The Board also has a Disclosure Committee, which is
responsible for monitoring, evaluating and enhancing
disclosure controls and procedures within the Group. In
particular, responsibilities set out in its terms of reference
include the identification of inside information and
maintenance of insider lists, the design, implementation
and evaluation of disclosure procedures and the
resolution of any questions concerning the materiality
of certain information. The Disclosure Committee is also
required to help the Group make timely and accurate
disclosures of all information where disclosure is required
to meet legal and regulatory obligations.
All committees have access to independent expert
advice and the services of the Company Secretary.
The chair of each committee reports to the Board. The
constitution and terms of reference of each committee
are reviewed annually to ensure that the committees
are operating effectively, and any changes considered
necessary are recommended to the Board for approval.
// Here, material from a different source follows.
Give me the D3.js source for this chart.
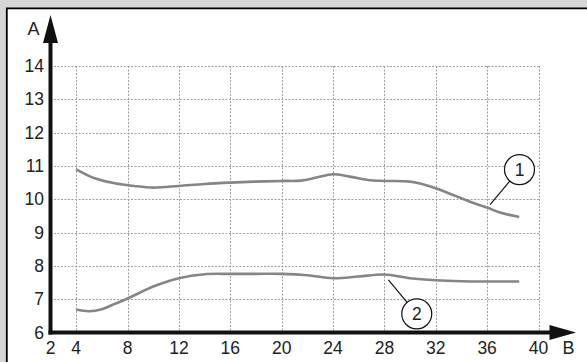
<!DOCTYPE html>
<html>
<head>
<meta charset="utf-8">
<script src="https://cdn.jsdelivr.net/npm/d3@7"></script>
<style>
  html, body { margin: 0; padding: 0; background: #d6d6d6; }
  svg { display: block; font-family: "Liberation Sans", Arial, sans-serif; }
</style>
</head>
<body>
<div id="chart"></div>
<script>
// curve 1 (upper)
var curve1X = [4, 5.5, 7, 8.5, 10, 12, 14, 16, 18, 20, 21.5, 22.7, 24, 25.3, 26.7, 28, 30, 31, 32, 33, 34, 35, 36, 37, 38.5];
var curve1Y = [10.9, 10.62, 10.48, 10.4, 10.35, 10.4, 10.46, 10.5, 10.53, 10.55, 10.56, 10.65, 10.75, 10.68, 10.58, 10.55, 10.53, 10.45, 10.33, 10.18, 10.03, 9.88, 9.75, 9.6, 9.47];
// curve 2 (lower)
var curve2X = [4, 5, 6, 7, 8, 10, 12, 14, 16, 18, 20, 22, 24, 26, 28, 30, 32, 34, 36, 38.5];
var curve2Y = [6.69, 6.64, 6.7, 6.86, 7.02, 7.38, 7.63, 7.75, 7.76, 7.76, 7.76, 7.72, 7.63, 7.68, 7.74, 7.63, 7.57, 7.54, 7.53, 7.53];

var xTicks = [2, 4, 8, 12, 16, 20, 24, 28, 32, 36, 40];
var yTicks = [6, 7, 8, 9, 10, 11, 12, 13, 14];

// callouts: label, circle centre, leader end (data units)
var calloutLabels = ["1", "2"];
var calloutCx = [38.52, 30.52];
var calloutCy = [10.89, 6.56];
var leaderX = [36.23, 28.31];
var leaderY = [9.84, 7.58];

var width = 587, height = 362;

var svg = d3.select("#chart").append("svg")
    .attr("width", width)
    .attr("height", height);

// white panel with black top/left border
svg.append("rect")
    .attr("x", 7).attr("y", 8.5)
    .attr("width", width).attr("height", height)
    .attr("fill", "#fff");
svg.append("path")
    .attr("d", "M6.8," + height + "V8.3H" + width)
    .attr("fill", "none")
    .attr("stroke", "#000")
    .attr("stroke-width", 1.8);

var x = d3.scaleLinear().domain([2, 40]).range([50.5, 538.5]);
var y = d3.scaleLinear().domain([6, 14]).range([332.5, 66]);

// grid
var grid = svg.append("g")
    .attr("stroke", "#a0a0a0")
    .attr("stroke-width", 1)
    .attr("stroke-dasharray", "2,1.5");

grid.selectAll("line.v")
    .data(xTicks.filter(function (d) { return d > 2; }))
    .enter().append("line")
    .attr("class", "v")
    .attr("x1", function (d) { return Math.round(x(d)) + 0.5; })
    .attr("x2", function (d) { return Math.round(x(d)) + 0.5; })
    .attr("y1", y(14))
    .attr("y2", y(6));

grid.selectAll("line.h")
    .data(yTicks.filter(function (d) { return d > 6; }))
    .enter().append("line")
    .attr("class", "h")
    .attr("x1", x(2))
    .attr("x2", x(40) + 1)
    .attr("y1", function (d) { return Math.round(y(d)) + 0.5; })
    .attr("y2", function (d) { return Math.round(y(d)) + 0.5; });

// curves
var line = d3.line()
    .x(function (d) { return x(d[0]); })
    .y(function (d) { return y(d[1]); })
    .curve(d3.curveCatmullRom.alpha(0.5));

svg.append("path")
    .datum(d3.zip(curve1X, curve1Y))
    .attr("d", line)
    .attr("fill", "none")
    .attr("stroke", "#858585")
    .attr("stroke-width", 2.6);

svg.append("path")
    .datum(d3.zip(curve2X, curve2Y))
    .attr("d", line)
    .attr("fill", "none")
    .attr("stroke", "#858585")
    .attr("stroke-width", 2.6);

// axes with arrows
svg.append("line")
    .attr("x1", x(2)).attr("x2", x(2))
    .attr("y1", y(6) + 2).attr("y2", 40)
    .attr("stroke", "#111").attr("stroke-width", 4);
svg.append("path")
    .attr("d", "M" + x(2) + ",15L" + (x(2) + 7.5) + ",43L" + (x(2) - 7.5) + ",43Z")
    .attr("fill", "#111");

svg.append("line")
    .attr("x1", x(2) - 2).attr("x2", 552)
    .attr("y1", y(6)).attr("y2", y(6))
    .attr("stroke", "#111").attr("stroke-width", 4);
svg.append("path")
    .attr("d", "M576," + y(6) + "L549.5," + (y(6) - 7.5) + "L549.5," + (y(6) + 7.5) + "Z")
    .attr("fill", "#111");

// tick labels
svg.selectAll("text.yt")
    .data(yTicks)
    .enter().append("text")
    .attr("class", "yt")
    .attr("x", 44)
    .attr("y", function (d) { return y(d) + 6; })
    .attr("text-anchor", "end")
    .attr("font-size", 17.5)
    .attr("fill", "#222")
    .text(function (d) { return d; });

svg.selectAll("text.xt")
    .data(xTicks)
    .enter().append("text")
    .attr("class", "xt")
    .attr("x", function (d) { return x(d); })
    .attr("y", 353.5)
    .attr("text-anchor", "middle")
    .attr("font-size", 17.5)
    .attr("fill", "#222")
    .text(function (d) { return d; });

svg.append("text")
    .attr("x", 33.5).attr("y", 35)
    .attr("text-anchor", "middle")
    .attr("font-size", 18)
    .attr("fill", "#222")
    .text("A");
svg.append("text")
    .attr("x", 568.5).attr("y", 353.5)
    .attr("text-anchor", "middle")
    .attr("font-size", 18)
    .attr("fill", "#222")
    .text("B");

// callouts
var callouts = svg.selectAll("g.callout")
    .data(calloutLabels.map(function (d, i) {
        return { label: d, cx: calloutCx[i], cy: calloutCy[i], lx: leaderX[i], ly: leaderY[i] };
    }))
    .enter().append("g")
    .attr("class", "callout");

callouts.append("line")
    .attr("x1", function (d) { return x(d.lx); })
    .attr("y1", function (d) { return y(d.ly); })
    .attr("x2", function (d) {
        var dx = x(d.cx) - x(d.lx), dy = y(d.cy) - y(d.ly), l = Math.sqrt(dx * dx + dy * dy);
        return x(d.cx) - dx / l * 15;
    })
    .attr("y2", function (d) {
        var dx = x(d.cx) - x(d.lx), dy = y(d.cy) - y(d.ly), l = Math.sqrt(dx * dx + dy * dy);
        return y(d.cy) - dy / l * 15;
    })
    .attr("stroke", "#111")
    .attr("stroke-width", 1.2);

callouts.append("circle")
    .attr("cx", function (d) { return x(d.cx); })
    .attr("cy", function (d) { return y(d.cy); })
    .attr("r", 15)
    .attr("fill", "#fff")
    .attr("stroke", "#111")
    .attr("stroke-width", 1.2);

callouts.append("text")
    .attr("x", function (d) { return x(d.cx); })
    .attr("y", function (d) { return y(d.cy) + 6.5; })
    .attr("text-anchor", "middle")
    .attr("font-size", 17.5)
    .attr("fill", "#222")
    .text(function (d) { return d.label; });
</script>
</body>
</html>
The Board delegates daily management responsibility
for the Group to the chief executive officer, who is
supported by an executive management team. The
chief executive officer is responsible for developing
the business and delivering against a strategy approved
by the Board and for ensuring effective management
of day-to-day operations, risk and internal control
mechanisms including that of its regulated and non-
regulated subsidiary boards.
The chief executive officer has established a number of
other management committees to assist with managing
the Group’s business. These committees are responsible
for risk and audit matters across the Group. Further
details regarding the structure of these committees is
set out on page 51 of the Strategic Report.
Chairman and chief executive officer
The roles of the chairman and the chief executive officer
are separate, clearly defined in writing and have been
agreed by the Board.
Their roles and the roles of the finance director, the
senior independent director, the non-executive directors
and company secretary are described below.
Chairman
The Chairman, Gareth Penny, is responsible for leadership
of the Board, ensuring its effectiveness in all aspects of its
role as well as being responsible for its governance. He
sets the tone for the Group and ensures that relationships
between the Board, management and shareholders are
strong. He also sets the agenda for the Board and ensures
that sufficient time is allocated to important matters.
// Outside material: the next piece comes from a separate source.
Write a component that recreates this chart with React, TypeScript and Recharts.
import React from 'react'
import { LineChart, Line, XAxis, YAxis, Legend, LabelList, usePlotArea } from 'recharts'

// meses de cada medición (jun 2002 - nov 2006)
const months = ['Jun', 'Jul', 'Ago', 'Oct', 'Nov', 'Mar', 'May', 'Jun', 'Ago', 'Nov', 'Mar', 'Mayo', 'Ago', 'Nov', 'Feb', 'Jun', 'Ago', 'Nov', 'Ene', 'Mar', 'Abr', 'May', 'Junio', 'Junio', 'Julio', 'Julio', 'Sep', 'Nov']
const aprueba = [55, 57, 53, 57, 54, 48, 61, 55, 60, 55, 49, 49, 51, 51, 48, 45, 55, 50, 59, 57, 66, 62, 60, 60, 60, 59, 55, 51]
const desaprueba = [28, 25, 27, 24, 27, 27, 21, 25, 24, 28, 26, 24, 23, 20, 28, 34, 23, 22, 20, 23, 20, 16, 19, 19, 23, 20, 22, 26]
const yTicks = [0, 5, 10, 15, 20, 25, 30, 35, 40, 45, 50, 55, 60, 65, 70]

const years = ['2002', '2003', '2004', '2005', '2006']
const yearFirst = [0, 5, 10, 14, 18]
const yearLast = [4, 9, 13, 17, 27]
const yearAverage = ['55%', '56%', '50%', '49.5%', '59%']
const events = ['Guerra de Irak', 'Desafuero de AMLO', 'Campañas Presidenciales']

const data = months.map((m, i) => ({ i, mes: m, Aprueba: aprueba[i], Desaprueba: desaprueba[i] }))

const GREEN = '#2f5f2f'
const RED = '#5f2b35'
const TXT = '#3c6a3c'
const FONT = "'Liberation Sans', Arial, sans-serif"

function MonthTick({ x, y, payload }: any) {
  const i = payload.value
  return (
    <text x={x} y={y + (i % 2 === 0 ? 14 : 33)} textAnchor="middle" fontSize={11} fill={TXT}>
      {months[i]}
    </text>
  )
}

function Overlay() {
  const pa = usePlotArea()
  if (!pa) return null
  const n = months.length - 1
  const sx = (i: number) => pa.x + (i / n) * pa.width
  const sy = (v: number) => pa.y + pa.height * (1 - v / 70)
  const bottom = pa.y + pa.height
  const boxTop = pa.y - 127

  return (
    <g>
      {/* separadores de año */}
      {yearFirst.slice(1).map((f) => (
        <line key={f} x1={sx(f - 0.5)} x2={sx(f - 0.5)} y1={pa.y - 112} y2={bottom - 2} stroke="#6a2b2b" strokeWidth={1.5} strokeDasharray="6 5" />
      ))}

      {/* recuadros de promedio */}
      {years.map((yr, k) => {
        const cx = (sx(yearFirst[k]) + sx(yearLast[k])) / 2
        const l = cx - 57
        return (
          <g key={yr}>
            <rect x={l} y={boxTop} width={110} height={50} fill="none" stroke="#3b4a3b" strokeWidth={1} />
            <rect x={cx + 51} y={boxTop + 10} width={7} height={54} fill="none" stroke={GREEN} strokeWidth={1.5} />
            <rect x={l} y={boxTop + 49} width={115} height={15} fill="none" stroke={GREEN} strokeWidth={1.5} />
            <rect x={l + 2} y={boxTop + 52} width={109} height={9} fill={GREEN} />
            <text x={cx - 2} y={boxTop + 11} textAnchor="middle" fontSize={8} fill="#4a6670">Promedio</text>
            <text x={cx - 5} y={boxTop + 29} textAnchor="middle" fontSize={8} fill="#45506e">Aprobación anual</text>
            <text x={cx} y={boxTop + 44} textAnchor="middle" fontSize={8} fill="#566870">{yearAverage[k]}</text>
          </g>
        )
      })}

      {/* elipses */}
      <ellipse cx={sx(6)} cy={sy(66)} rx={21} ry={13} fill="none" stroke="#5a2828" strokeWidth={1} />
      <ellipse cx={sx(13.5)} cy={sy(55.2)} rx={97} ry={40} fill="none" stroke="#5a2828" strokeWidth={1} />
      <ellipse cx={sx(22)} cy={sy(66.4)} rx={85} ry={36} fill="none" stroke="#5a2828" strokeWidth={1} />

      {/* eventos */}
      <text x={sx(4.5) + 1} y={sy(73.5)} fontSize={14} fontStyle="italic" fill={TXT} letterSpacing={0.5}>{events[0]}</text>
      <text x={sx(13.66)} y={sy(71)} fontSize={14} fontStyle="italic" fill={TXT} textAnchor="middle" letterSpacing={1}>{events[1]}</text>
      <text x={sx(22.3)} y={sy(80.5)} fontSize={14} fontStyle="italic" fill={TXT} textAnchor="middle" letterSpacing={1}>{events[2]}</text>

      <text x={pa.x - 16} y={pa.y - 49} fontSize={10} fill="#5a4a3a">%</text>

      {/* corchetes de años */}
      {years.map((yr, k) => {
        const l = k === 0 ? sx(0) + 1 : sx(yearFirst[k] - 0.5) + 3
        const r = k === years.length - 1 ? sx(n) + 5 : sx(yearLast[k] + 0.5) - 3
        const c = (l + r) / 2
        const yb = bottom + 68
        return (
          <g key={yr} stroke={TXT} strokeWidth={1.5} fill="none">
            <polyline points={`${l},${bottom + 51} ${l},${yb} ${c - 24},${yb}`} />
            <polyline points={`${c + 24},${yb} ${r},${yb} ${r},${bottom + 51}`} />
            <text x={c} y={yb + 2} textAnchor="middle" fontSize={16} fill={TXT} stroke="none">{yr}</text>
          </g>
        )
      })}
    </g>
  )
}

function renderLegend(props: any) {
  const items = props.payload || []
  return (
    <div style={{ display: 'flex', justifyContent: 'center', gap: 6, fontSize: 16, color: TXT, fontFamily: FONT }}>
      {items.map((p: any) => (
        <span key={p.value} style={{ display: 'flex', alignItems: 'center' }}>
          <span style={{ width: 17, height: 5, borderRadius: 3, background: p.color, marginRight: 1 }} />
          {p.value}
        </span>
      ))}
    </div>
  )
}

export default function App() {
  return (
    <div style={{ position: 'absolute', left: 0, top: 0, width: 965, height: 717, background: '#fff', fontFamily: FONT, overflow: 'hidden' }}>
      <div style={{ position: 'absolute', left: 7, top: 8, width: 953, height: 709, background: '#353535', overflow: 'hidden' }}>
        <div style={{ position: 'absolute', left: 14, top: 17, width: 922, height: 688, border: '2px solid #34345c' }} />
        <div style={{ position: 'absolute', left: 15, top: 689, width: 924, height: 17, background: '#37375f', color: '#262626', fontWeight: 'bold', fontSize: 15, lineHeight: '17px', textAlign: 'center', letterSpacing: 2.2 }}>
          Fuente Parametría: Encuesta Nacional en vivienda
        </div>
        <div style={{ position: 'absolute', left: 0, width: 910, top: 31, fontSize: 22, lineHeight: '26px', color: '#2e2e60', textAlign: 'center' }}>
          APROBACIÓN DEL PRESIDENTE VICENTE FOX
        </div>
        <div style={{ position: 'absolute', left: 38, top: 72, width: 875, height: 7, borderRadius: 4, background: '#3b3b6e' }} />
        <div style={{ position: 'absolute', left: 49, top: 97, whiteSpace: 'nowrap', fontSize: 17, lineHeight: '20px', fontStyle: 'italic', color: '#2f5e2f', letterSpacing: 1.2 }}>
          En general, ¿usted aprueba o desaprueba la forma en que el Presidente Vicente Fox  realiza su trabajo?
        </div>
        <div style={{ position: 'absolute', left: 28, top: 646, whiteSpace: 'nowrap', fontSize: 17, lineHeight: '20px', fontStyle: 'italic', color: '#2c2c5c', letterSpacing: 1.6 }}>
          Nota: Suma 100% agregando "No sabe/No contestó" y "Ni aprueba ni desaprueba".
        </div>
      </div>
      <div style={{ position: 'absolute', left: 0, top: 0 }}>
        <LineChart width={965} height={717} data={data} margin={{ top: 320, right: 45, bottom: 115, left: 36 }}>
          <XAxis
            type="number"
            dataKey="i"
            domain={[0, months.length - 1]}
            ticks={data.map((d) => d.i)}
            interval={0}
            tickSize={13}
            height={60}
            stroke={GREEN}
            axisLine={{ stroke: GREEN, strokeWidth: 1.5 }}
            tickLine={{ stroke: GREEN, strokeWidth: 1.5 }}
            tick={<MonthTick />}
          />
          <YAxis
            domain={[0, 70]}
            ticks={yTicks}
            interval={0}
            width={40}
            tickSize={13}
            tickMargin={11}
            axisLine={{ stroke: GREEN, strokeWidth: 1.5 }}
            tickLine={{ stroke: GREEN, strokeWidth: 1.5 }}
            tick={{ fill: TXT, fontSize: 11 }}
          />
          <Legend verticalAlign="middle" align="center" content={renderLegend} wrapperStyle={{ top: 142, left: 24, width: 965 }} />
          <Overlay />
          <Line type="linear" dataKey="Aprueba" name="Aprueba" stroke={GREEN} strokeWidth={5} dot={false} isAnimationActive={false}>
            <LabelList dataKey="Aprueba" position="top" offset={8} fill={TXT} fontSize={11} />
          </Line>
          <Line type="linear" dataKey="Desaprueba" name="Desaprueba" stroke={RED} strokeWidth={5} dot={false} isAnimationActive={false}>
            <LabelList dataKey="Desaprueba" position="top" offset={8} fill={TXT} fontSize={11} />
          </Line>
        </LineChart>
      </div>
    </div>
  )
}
The key responsibilities of the chairman are:
ɽ Chairing the Board and Nominations and Directors’
Affairs Committee. Member of the Disclosure
Committee and Sustainability, Social and Ethics
Committee;
ɽ Leading the Board, ensuring its effectiveness on all
aspects of its role in directing the Group;
ɽ Ensuring that the directors receive accurate, timely
and clear information;
ɽ Ensuring effective communication with shareholders;
ɽ Acting on the results of the Board’s performance
evaluation by recognising the strengths and
addressing the weaknesses of the Board and, where
appropriate, proposing new members be appointed
to the Board or seeking the resignation of directors;
and
ɽ Facilitating the effective contribution of non-
executive directors and ensuring constructive
relations between executive and non-executive
directors.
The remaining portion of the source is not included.